WHAT THE TASK ASKS: Make an exact copy of all the entries, but do not reproduce the pictures.

== ITEMS

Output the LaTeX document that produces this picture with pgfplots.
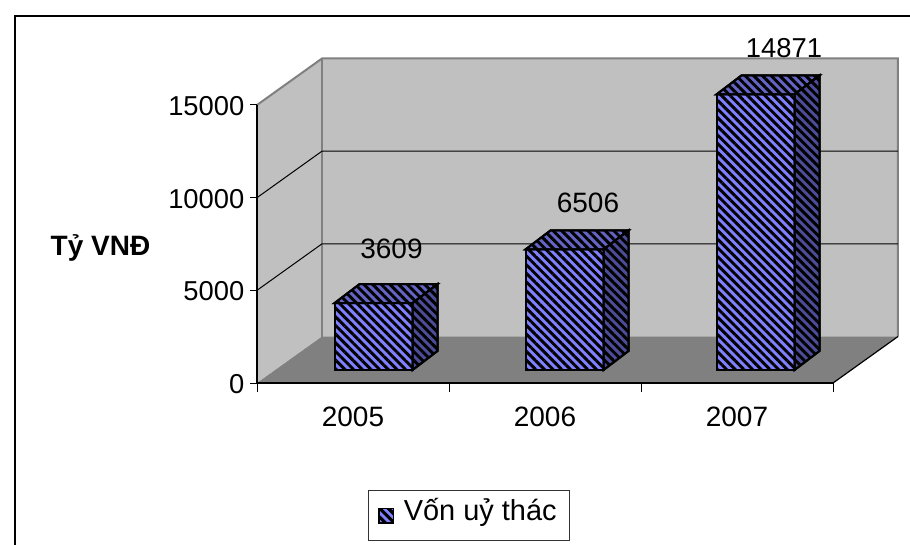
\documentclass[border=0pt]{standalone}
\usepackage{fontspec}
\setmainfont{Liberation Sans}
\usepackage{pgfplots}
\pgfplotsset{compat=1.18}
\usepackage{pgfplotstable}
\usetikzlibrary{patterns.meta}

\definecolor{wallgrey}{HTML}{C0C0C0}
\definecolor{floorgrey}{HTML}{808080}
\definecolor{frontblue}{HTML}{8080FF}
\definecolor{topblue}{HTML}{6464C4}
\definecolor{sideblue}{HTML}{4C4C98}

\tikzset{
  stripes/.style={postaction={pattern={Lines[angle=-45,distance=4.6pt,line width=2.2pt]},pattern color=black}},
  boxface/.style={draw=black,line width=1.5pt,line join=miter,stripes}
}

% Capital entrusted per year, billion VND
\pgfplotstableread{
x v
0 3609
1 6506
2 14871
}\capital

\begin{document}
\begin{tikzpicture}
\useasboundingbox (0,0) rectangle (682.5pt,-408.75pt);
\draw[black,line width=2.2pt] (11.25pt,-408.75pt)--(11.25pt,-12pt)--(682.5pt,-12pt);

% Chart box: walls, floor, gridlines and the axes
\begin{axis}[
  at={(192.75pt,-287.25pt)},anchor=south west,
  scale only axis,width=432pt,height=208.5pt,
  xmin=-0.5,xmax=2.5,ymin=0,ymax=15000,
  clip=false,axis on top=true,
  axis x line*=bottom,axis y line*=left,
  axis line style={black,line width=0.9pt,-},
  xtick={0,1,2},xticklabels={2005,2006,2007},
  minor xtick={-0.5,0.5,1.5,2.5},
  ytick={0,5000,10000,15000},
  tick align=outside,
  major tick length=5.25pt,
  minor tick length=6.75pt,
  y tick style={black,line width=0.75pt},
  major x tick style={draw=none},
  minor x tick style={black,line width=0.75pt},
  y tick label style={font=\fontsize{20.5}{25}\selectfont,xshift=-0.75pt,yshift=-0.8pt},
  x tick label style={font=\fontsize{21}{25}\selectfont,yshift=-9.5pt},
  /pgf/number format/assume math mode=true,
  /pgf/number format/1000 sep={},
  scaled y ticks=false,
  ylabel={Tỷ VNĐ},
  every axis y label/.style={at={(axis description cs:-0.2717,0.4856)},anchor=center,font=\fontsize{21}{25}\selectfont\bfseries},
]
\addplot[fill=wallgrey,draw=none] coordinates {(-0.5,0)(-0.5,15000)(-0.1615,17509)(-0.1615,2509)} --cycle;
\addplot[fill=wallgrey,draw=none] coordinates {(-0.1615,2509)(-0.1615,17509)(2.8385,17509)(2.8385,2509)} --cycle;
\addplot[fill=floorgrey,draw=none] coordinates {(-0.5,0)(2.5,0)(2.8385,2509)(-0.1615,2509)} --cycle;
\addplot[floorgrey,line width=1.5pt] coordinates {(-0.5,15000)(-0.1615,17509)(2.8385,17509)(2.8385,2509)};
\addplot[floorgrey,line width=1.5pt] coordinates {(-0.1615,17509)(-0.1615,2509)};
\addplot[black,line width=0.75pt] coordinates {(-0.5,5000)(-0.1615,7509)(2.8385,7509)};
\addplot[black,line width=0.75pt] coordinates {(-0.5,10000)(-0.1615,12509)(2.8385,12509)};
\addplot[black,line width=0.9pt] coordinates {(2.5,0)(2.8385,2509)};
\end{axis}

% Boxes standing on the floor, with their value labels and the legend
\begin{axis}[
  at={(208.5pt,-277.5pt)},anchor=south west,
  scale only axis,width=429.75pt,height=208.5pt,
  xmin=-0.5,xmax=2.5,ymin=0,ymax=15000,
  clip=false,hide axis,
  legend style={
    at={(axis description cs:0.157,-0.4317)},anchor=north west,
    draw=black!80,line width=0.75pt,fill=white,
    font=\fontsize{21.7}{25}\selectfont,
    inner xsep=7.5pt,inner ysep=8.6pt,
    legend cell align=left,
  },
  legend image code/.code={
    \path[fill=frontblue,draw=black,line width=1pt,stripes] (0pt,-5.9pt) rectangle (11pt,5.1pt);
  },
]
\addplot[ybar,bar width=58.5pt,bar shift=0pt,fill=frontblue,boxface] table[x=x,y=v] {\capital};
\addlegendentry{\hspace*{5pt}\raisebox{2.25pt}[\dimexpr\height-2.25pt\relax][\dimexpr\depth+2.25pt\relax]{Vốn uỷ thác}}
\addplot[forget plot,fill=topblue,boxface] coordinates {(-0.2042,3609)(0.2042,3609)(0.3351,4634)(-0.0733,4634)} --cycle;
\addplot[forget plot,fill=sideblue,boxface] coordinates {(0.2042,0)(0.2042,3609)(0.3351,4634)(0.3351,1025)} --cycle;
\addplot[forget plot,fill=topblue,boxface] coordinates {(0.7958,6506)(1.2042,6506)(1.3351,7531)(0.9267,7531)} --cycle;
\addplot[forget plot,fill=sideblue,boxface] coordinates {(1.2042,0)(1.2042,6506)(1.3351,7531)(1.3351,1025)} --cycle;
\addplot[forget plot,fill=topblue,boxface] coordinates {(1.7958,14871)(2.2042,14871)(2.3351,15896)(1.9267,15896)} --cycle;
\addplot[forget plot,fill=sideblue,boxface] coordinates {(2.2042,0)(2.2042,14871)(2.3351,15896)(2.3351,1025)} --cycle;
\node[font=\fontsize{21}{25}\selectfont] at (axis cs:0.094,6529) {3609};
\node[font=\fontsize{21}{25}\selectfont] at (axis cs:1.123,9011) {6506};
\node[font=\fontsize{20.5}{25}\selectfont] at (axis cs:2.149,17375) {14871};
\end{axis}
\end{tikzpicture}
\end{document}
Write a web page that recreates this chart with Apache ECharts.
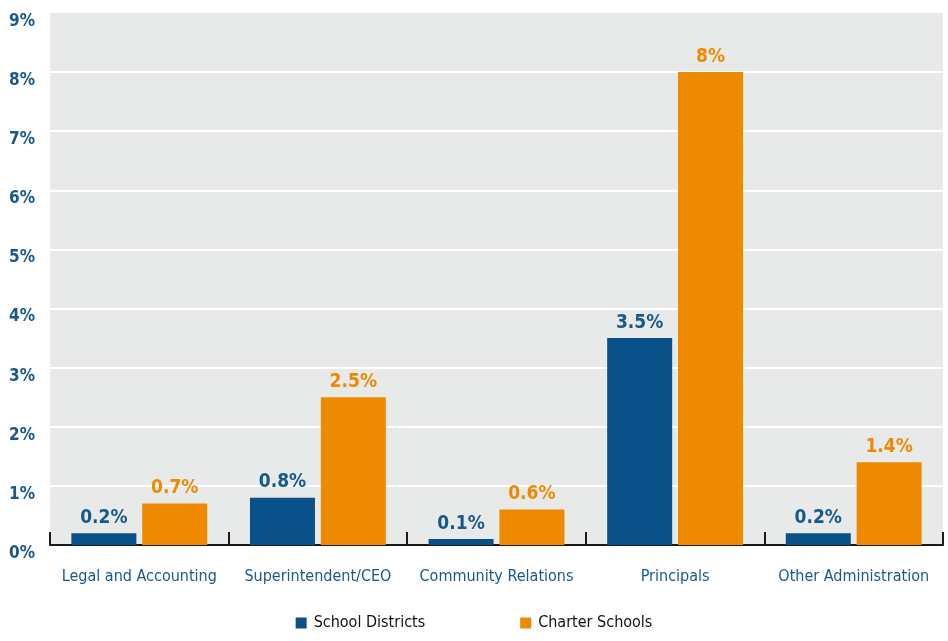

====

OUTPUT OF THE TASK:
Output the LaTeX document that produces this picture with pgfplots.
\documentclass[border=0pt]{standalone}
\usepackage{fontspec}
\setmainfont{Liberation Sans}
\usepackage{pgfplots}
\pgfplotsset{compat=1.18}
\usepackage{pgfplotstable}
\usetikzlibrary{patterns.meta}

\definecolor{wallgrey}{HTML}{C0C0C0}
\definecolor{floorgrey}{HTML}{808080}
\definecolor{frontblue}{HTML}{8080FF}
\definecolor{topblue}{HTML}{6464C4}
\definecolor{sideblue}{HTML}{4C4C98}

\tikzset{
  stripes/.style={postaction={pattern={Lines[angle=-45,distance=4.6pt,line width=2.2pt]},pattern color=black}},
  boxface/.style={draw=black,line width=1.5pt,line join=miter,stripes}
}

% Capital entrusted per year, billion VND
\pgfplotstableread{
x v
0 3609
1 6506
2 14871
}\capital

\begin{document}
\begin{tikzpicture}
\useasboundingbox (0,0) rectangle (682.5pt,-408.75pt);
\draw[black,line width=2.2pt] (11.25pt,-408.75pt)--(11.25pt,-12pt)--(682.5pt,-12pt);

% Chart box: walls, floor, gridlines and the axes
\begin{axis}[
  at={(192.75pt,-287.25pt)},anchor=south west,
  scale only axis,width=432pt,height=208.5pt,
  xmin=-0.5,xmax=2.5,ymin=0,ymax=15000,
  clip=false,axis on top=true,
  axis x line*=bottom,axis y line*=left,
  axis line style={black,line width=0.9pt,-},
  xtick={0,1,2},xticklabels={2005,2006,2007},
  minor xtick={-0.5,0.5,1.5,2.5},
  ytick={0,5000,10000,15000},
  tick align=outside,
  major tick length=5.25pt,
  minor tick length=6.75pt,
  y tick style={black,line width=0.75pt},
  major x tick style={draw=none},
  minor x tick style={black,line width=0.75pt},
  y tick label style={font=\fontsize{20.5}{25}\selectfont,xshift=-0.75pt,yshift=-0.8pt},
  x tick label style={font=\fontsize{21}{25}\selectfont,yshift=-9.5pt},
  /pgf/number format/assume math mode=true,
  /pgf/number format/1000 sep={},
  scaled y ticks=false,
  ylabel={Tỷ VNĐ},
  every axis y label/.style={at={(axis description cs:-0.2717,0.4856)},anchor=center,font=\fontsize{21}{25}\selectfont\bfseries},
]
\addplot[fill=wallgrey,draw=none] coordinates {(-0.5,0)(-0.5,15000)(-0.1615,17509)(-0.1615,2509)} --cycle;
\addplot[fill=wallgrey,draw=none] coordinates {(-0.1615,2509)(-0.1615,17509)(2.8385,17509)(2.8385,2509)} --cycle;
\addplot[fill=floorgrey,draw=none] coordinates {(-0.5,0)(2.5,0)(2.8385,2509)(-0.1615,2509)} --cycle;
\addplot[floorgrey,line width=1.5pt] coordinates {(-0.5,15000)(-0.1615,17509)(2.8385,17509)(2.8385,2509)};
\addplot[floorgrey,line width=1.5pt] coordinates {(-0.1615,17509)(-0.1615,2509)};
\addplot[black,line width=0.75pt] coordinates {(-0.5,5000)(-0.1615,7509)(2.8385,7509)};
\addplot[black,line width=0.75pt] coordinates {(-0.5,10000)(-0.1615,12509)(2.8385,12509)};
\addplot[black,line width=0.9pt] coordinates {(2.5,0)(2.8385,2509)};
\end{axis}

% Boxes standing on the floor, with their value labels and the legend
\begin{axis}[
  at={(208.5pt,-277.5pt)},anchor=south west,
  scale only axis,width=429.75pt,height=208.5pt,
  xmin=-0.5,xmax=2.5,ymin=0,ymax=15000,
  clip=false,hide axis,
  legend style={
    at={(axis description cs:0.157,-0.4317)},anchor=north west,
    draw=black!80,line width=0.75pt,fill=white,
    font=\fontsize{21.7}{25}\selectfont,
    inner xsep=7.5pt,inner ysep=8.6pt,
    legend cell align=left,
  },
  legend image code/.code={
    \path[fill=frontblue,draw=black,line width=1pt,stripes] (0pt,-5.9pt) rectangle (11pt,5.1pt);
  },
]
\addplot[ybar,bar width=58.5pt,bar shift=0pt,fill=frontblue,boxface] table[x=x,y=v] {\capital};
\addlegendentry{\hspace*{5pt}\raisebox{2.25pt}[\dimexpr\height-2.25pt\relax][\dimexpr\depth+2.25pt\relax]{Vốn uỷ thác}}
\addplot[forget plot,fill=topblue,boxface] coordinates {(-0.2042,3609)(0.2042,3609)(0.3351,4634)(-0.0733,4634)} --cycle;
\addplot[forget plot,fill=sideblue,boxface] coordinates {(0.2042,0)(0.2042,3609)(0.3351,4634)(0.3351,1025)} --cycle;
\addplot[forget plot,fill=topblue,boxface] coordinates {(0.7958,6506)(1.2042,6506)(1.3351,7531)(0.9267,7531)} --cycle;
\addplot[forget plot,fill=sideblue,boxface] coordinates {(1.2042,0)(1.2042,6506)(1.3351,7531)(1.3351,1025)} --cycle;
\addplot[forget plot,fill=topblue,boxface] coordinates {(1.7958,14871)(2.2042,14871)(2.3351,15896)(1.9267,15896)} --cycle;
\addplot[forget plot,fill=sideblue,boxface] coordinates {(2.2042,0)(2.2042,14871)(2.3351,15896)(2.3351,1025)} --cycle;
\node[font=\fontsize{21}{25}\selectfont] at (axis cs:0.094,6529) {3609};
\node[font=\fontsize{21}{25}\selectfont] at (axis cs:1.123,9011) {6506};
\node[font=\fontsize{20.5}{25}\selectfont] at (axis cs:2.149,17375) {14871};
\end{axis}
\end{tikzpicture}
\end{document}
Write a web page that recreates this chart with Apache ECharts.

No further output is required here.